The material below has pictures in it. Set down only the lines from the line containing "Rebuild this diagram" through the line containing "(0,0) rectangle (759,571);", word for word, and leave the pictures behind.

- - - -

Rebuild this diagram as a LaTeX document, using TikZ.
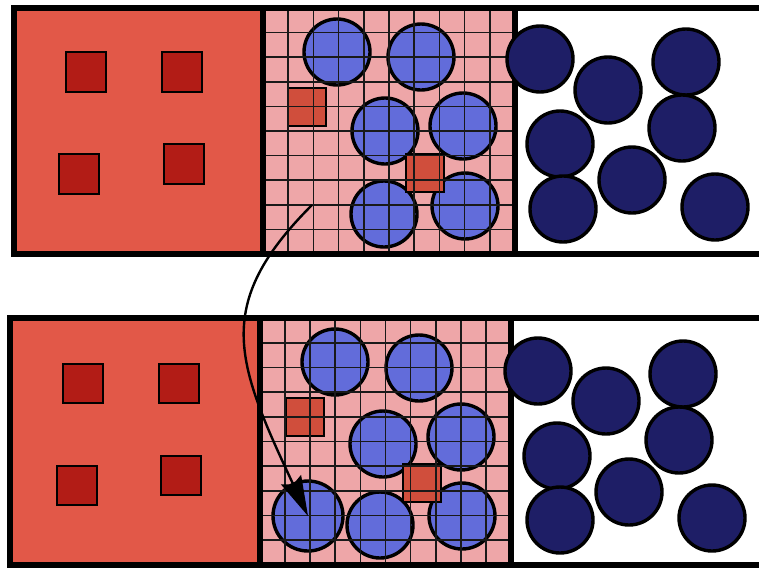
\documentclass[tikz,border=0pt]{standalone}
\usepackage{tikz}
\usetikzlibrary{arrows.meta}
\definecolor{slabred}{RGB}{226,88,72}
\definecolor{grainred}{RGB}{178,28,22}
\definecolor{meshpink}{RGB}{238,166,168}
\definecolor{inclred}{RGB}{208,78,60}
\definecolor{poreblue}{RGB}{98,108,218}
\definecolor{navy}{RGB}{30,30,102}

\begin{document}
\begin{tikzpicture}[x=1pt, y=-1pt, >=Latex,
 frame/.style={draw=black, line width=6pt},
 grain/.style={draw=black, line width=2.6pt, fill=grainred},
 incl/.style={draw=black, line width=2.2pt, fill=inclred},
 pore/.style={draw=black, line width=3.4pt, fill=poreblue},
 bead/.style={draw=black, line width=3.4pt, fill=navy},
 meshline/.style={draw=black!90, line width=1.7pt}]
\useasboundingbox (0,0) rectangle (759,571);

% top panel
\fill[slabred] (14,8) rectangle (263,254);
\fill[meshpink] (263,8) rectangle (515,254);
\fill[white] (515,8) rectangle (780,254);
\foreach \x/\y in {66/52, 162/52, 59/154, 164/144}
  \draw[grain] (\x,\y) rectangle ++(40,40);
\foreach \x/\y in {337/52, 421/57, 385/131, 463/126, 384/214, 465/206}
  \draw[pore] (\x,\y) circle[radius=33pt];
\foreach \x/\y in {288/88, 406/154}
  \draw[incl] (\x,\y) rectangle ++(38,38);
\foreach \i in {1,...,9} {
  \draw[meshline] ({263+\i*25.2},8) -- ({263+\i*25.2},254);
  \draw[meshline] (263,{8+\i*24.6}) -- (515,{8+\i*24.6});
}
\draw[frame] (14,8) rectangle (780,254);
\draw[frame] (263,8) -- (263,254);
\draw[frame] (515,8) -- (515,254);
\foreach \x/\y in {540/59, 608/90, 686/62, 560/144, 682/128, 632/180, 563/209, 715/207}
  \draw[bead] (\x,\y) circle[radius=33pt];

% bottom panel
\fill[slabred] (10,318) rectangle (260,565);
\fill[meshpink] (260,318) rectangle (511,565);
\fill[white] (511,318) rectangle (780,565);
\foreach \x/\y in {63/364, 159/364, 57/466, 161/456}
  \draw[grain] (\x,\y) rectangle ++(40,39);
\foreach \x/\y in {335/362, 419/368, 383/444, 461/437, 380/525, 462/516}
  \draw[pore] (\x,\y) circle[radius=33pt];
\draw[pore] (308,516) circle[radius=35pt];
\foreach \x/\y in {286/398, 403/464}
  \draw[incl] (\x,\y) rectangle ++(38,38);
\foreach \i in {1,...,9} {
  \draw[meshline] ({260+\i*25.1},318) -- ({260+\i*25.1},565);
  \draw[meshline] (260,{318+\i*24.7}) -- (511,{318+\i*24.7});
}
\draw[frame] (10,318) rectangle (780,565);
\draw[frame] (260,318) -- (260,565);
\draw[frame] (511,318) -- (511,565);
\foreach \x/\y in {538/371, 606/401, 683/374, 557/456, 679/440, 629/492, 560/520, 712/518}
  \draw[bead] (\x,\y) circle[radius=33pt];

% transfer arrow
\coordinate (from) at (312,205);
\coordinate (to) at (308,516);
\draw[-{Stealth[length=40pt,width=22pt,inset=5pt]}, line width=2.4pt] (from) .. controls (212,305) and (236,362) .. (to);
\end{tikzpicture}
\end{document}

- - - -

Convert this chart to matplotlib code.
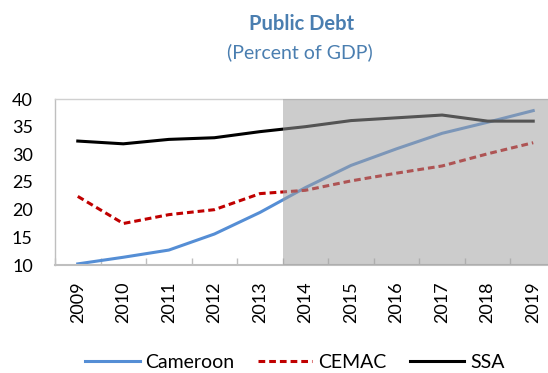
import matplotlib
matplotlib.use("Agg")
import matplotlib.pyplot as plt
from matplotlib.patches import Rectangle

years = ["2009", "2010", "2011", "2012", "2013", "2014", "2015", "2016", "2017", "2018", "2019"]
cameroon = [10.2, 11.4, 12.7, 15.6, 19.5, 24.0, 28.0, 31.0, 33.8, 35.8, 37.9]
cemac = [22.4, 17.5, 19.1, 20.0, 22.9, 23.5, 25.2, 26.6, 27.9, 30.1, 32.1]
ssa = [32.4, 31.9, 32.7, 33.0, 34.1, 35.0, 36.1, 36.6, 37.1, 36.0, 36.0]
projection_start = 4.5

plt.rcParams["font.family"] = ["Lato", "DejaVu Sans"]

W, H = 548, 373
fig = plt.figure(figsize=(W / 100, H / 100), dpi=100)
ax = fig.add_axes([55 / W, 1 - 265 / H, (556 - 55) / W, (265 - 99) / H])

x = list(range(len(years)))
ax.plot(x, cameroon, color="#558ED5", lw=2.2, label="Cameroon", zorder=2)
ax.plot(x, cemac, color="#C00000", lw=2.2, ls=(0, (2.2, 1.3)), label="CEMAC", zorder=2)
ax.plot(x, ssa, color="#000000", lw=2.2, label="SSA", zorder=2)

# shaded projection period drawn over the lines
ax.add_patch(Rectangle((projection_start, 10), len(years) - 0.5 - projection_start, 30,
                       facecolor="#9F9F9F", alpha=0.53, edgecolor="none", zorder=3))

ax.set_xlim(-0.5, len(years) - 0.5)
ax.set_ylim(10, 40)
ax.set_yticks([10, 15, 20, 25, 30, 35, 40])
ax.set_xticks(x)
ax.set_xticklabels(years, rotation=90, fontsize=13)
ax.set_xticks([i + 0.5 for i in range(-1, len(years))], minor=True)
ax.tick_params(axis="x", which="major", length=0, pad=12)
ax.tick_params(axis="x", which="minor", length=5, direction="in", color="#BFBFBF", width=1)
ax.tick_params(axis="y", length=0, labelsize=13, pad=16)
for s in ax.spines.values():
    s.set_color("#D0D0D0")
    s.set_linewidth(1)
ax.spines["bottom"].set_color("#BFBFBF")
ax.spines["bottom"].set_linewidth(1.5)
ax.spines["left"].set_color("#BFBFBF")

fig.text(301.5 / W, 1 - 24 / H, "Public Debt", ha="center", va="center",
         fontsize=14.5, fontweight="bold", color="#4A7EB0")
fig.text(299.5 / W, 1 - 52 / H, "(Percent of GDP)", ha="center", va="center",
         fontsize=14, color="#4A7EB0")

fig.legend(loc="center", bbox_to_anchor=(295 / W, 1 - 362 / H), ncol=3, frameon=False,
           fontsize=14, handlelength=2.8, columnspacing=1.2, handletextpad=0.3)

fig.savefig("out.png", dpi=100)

- - - -

◆ The reply:
Rebuild this diagram as a LaTeX document, using TikZ.
\documentclass[tikz,border=0pt]{standalone}
\usepackage{tikz}
\usetikzlibrary{arrows.meta}
\definecolor{slabred}{RGB}{226,88,72}
\definecolor{grainred}{RGB}{178,28,22}
\definecolor{meshpink}{RGB}{238,166,168}
\definecolor{inclred}{RGB}{208,78,60}
\definecolor{poreblue}{RGB}{98,108,218}
\definecolor{navy}{RGB}{30,30,102}

\begin{document}
\begin{tikzpicture}[x=1pt, y=-1pt, >=Latex,
 frame/.style={draw=black, line width=6pt},
 grain/.style={draw=black, line width=2.6pt, fill=grainred},
 incl/.style={draw=black, line width=2.2pt, fill=inclred},
 pore/.style={draw=black, line width=3.4pt, fill=poreblue},
 bead/.style={draw=black, line width=3.4pt, fill=navy},
 meshline/.style={draw=black!90, line width=1.7pt}]
\useasboundingbox (0,0) rectangle (759,571);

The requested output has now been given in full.